The Directorate General of Civil Aviation (DGCA) has informed the Supreme Court that the credit shell facility for tickets booked during the lockdown period will only be applicable to passengers who could not avail flights and that no such credit shell would be given to the travel agents. The Centre has also informed the top Court that the refund for air tickets will only be applicable for flights originating in India, irrespective of it being an Indian or international carrier coming into India.

The Bench of Justices Ashok Bhushan, Subhash and MR Shah had passed a question to the DGCA on why credit shell cannot be given to agent if tickets are booked through an agent. In its fresh affidavit, the DGCA has stated that existing regulatory mechanisms recognize the contract between the passengers and the airlines alone for a ticket purchased, for which a named passenger along can be accounted for in the ‘passenger manifest’ of a scheduled flight and which is to be maintained as per the best international practices and regulations.

The DGCA has stated in clear terms that when a passenger has purchased tickets from a travel agent which has already been paid for by the agent, then “either the credit shell or the tickets in lieu of Credit Shell goes to the passenger directly.”

To illustrate, the DGCA states that when the travel agent is approached by any passengers desirous of purchasing the ticket of a scheduled flight, the travel agent on behalf of the said passengers makes a request to the airline for the issuance of a ticket in the name of the passengers from the slots/seats pre-blocked in his name.

The DGCA has no role in this private contract which pertains only to pre-blocking of slots/seats for commercial gains.
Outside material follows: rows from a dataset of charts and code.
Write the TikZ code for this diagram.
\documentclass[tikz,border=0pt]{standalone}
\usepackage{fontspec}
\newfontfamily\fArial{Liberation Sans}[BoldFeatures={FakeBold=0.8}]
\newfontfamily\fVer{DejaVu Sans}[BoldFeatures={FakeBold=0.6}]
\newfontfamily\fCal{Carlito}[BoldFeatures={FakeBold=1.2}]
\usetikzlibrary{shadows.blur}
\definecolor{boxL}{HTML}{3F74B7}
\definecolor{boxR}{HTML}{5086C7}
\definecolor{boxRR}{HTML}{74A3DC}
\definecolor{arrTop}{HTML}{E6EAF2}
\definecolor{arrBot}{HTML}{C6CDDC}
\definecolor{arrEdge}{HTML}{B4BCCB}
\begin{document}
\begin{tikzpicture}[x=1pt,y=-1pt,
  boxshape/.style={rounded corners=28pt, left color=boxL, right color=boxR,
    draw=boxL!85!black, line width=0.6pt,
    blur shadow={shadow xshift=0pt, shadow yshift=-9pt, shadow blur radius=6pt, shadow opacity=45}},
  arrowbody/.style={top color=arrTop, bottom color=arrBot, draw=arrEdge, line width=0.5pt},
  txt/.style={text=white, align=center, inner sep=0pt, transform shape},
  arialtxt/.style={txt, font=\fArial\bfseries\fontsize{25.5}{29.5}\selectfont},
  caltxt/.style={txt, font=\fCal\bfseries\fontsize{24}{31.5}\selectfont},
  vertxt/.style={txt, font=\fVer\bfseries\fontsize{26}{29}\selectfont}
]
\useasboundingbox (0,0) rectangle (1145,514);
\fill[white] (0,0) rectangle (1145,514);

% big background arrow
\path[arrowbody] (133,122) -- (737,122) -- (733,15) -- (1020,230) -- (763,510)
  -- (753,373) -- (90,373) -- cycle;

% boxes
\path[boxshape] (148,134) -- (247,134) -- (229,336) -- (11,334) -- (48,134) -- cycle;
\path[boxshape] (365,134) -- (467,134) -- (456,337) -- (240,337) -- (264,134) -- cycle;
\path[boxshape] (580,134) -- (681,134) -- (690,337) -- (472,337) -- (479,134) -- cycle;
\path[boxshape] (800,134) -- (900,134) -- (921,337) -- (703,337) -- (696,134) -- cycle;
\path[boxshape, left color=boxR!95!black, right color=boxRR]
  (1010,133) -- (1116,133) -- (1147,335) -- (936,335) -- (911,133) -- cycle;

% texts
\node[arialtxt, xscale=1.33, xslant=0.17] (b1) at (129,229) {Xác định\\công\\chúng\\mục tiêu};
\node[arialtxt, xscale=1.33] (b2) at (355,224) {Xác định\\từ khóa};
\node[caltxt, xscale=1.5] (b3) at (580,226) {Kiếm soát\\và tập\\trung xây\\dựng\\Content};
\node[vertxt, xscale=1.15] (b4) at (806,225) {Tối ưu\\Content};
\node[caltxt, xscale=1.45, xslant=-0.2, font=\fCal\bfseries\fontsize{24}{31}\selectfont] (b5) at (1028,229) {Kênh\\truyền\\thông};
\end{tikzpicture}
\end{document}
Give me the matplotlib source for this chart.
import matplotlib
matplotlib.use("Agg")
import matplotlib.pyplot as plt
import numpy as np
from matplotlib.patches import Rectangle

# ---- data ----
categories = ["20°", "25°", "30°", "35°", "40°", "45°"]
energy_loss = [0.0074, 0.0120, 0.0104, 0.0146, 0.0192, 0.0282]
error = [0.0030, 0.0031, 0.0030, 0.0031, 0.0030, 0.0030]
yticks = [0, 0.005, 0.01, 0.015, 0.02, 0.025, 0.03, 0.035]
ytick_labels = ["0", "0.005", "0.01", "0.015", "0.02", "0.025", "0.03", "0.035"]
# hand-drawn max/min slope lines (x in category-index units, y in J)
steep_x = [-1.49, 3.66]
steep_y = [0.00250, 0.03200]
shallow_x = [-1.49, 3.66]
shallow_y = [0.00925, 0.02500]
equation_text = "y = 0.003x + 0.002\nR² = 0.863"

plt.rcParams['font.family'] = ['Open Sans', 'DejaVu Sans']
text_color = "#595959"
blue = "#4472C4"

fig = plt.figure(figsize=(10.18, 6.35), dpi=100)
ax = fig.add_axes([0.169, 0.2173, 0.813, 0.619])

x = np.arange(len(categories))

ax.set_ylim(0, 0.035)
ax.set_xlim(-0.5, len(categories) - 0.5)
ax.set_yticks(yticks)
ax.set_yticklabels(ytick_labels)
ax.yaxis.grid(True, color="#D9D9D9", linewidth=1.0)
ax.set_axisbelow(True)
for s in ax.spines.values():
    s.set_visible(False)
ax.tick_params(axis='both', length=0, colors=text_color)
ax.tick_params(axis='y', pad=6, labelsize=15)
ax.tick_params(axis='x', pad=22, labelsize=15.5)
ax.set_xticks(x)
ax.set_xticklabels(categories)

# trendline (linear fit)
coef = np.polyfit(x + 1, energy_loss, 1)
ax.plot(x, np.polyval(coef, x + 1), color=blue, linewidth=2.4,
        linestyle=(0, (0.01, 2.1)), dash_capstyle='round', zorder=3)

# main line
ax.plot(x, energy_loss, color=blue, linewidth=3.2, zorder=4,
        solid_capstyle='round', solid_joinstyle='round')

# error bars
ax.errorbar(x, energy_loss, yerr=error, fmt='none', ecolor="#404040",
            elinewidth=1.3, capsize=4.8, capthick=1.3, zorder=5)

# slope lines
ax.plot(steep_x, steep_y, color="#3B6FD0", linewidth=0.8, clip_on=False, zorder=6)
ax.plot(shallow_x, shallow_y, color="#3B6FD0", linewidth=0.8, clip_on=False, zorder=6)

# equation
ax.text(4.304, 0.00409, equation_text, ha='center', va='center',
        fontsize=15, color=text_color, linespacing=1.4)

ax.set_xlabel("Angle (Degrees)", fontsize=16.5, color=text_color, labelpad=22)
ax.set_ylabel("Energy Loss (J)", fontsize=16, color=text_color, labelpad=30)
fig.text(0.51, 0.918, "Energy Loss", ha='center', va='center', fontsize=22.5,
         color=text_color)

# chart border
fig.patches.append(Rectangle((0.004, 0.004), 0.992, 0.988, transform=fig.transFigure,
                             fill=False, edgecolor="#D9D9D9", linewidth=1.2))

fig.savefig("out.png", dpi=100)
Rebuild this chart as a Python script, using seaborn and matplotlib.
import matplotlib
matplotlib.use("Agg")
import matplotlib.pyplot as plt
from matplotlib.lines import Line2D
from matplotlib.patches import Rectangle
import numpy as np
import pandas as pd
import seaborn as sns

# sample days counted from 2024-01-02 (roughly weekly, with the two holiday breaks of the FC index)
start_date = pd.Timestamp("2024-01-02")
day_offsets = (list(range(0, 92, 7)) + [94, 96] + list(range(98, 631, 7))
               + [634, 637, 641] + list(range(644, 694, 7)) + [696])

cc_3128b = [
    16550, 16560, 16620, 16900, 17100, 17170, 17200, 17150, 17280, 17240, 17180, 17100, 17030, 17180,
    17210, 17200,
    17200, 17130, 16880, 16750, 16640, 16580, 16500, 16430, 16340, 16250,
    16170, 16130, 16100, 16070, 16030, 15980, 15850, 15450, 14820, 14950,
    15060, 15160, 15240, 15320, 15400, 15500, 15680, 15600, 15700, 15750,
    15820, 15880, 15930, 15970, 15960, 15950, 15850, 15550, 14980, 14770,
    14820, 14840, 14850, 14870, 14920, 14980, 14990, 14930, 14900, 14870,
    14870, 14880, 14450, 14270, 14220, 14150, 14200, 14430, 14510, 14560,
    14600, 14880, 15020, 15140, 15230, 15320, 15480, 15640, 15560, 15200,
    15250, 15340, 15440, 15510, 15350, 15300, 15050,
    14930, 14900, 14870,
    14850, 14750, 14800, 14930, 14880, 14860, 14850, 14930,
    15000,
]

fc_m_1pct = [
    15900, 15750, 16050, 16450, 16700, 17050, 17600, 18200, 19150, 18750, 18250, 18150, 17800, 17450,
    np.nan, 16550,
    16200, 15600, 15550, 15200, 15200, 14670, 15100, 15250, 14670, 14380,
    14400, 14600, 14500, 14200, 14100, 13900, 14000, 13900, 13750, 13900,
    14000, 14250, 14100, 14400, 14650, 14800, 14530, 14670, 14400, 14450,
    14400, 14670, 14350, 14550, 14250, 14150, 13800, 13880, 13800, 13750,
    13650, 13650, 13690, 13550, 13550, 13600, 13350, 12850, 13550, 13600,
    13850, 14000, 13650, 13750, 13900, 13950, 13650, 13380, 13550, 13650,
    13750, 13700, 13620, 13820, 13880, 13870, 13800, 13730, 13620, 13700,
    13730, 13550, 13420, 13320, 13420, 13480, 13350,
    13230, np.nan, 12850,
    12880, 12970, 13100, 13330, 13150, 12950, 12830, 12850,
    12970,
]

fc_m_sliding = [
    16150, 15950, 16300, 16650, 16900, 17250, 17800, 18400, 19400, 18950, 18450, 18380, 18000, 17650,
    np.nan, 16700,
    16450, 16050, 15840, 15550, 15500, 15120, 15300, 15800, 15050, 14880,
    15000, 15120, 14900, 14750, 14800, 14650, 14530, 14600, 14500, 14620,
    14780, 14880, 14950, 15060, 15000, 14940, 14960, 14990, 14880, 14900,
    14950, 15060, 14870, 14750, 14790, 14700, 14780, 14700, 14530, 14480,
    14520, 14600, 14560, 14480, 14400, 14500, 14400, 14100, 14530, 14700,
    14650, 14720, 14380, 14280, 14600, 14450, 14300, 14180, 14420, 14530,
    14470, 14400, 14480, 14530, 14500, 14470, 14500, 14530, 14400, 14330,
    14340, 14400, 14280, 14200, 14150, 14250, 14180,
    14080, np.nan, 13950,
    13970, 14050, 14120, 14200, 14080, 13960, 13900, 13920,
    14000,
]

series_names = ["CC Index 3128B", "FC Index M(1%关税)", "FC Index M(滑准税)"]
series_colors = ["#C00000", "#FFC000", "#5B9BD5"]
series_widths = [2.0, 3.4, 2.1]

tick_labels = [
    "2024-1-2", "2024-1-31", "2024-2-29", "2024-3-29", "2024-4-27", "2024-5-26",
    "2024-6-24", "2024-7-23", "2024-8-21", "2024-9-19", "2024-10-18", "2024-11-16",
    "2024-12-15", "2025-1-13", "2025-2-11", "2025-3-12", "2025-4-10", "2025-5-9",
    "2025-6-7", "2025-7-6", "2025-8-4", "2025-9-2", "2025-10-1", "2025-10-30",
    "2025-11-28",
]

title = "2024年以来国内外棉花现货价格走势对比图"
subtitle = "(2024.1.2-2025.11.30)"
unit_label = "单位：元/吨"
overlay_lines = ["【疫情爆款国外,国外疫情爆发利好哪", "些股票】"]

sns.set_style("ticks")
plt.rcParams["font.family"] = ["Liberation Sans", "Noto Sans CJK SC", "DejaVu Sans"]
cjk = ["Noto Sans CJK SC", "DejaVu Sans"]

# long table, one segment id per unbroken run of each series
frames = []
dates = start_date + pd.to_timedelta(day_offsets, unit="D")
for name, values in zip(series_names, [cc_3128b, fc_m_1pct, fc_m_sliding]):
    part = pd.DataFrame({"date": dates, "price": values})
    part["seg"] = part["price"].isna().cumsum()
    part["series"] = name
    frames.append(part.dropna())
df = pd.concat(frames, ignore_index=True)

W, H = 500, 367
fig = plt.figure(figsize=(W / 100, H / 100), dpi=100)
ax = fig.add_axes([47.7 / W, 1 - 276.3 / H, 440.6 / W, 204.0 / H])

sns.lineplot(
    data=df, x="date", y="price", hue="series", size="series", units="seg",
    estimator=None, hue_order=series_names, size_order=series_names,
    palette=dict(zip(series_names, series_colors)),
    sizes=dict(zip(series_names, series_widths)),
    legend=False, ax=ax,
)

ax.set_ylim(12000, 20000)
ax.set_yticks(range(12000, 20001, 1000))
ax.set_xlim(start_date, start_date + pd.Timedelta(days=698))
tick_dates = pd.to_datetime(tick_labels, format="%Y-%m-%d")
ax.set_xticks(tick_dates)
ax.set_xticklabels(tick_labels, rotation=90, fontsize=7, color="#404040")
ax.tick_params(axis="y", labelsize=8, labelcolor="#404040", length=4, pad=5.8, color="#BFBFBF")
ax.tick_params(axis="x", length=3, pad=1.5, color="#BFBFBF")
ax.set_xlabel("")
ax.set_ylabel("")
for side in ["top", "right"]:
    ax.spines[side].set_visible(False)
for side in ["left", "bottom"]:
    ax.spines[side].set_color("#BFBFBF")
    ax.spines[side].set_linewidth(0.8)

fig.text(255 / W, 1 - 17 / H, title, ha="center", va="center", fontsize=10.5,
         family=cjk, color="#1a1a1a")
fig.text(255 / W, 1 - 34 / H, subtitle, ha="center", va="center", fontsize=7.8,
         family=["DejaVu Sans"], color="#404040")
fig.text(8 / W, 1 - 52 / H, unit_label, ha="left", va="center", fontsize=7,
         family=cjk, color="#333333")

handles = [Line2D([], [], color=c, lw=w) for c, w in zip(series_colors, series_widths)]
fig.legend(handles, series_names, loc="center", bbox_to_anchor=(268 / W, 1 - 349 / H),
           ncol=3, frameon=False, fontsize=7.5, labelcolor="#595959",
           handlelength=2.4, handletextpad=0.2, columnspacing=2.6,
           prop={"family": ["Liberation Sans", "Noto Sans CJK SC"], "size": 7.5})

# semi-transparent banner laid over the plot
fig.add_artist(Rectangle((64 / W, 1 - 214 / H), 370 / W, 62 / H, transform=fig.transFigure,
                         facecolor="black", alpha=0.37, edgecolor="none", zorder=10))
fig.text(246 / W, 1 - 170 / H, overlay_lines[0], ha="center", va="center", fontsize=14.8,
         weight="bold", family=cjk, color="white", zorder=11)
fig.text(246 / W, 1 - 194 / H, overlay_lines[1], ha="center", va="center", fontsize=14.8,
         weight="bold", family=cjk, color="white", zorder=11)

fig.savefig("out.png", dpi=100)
The role of the DGCA commerce when the tickets are actually purchased by a recognized passenger.

“It is stated that as per the existing regulations, once a ticket is issued by the airlines in the name of an identified passenger, his/her name and other particulars become part of the “passengers manifest” reads the reply. The DGCA further submits that cases where tickets have been issued by the issued through a travel agent , but the passenger(s) are yet to pay for the same to the travel agent, “ falls within a category, where again, there are private contracts between

the travel agent/corporate houses with the airlines” and where the DGCA has no role to play.

The Centre states that as per the extant regulations, this lump-sum payment of money by a travel agent or a corporate house on behalf of his client i.e the frequent traveller or its employees to the airlines, either in advance or after availing the flight services, is not recognized as a contract of purchased of purchase of tickets under the Civil Aviation Rules (CAR) and that the same remains in the realm of private contract between the parties.

The CARs recognizes only those tickets, which are actually issued by the airlines in the name of a known and identified traveller, who is either the client of the travel agent or an employee of a corporate house, the DGCA adds.

If is neither be feasible nor advisable for the Directorate General of Civil Aviation’s (DGCA) / Ministry of Civil Aviation (MoCA) to regulate and supervise such private arrangements between the airlines and the agents. For the same reason, the credit shell or the benefits contemplated under the proposed formulation cannot go to the travel agent as claimed by them”

On the point of there being no refund for flights originating outside India, the DGCA says that the ambit of the regulatory mechanism of the DGCA does not cover international flights, which originate from any foreign destination.

The case is scheduled to be heard by the Supreme Court on Friday when the counsels are expected to wrap up their submissions.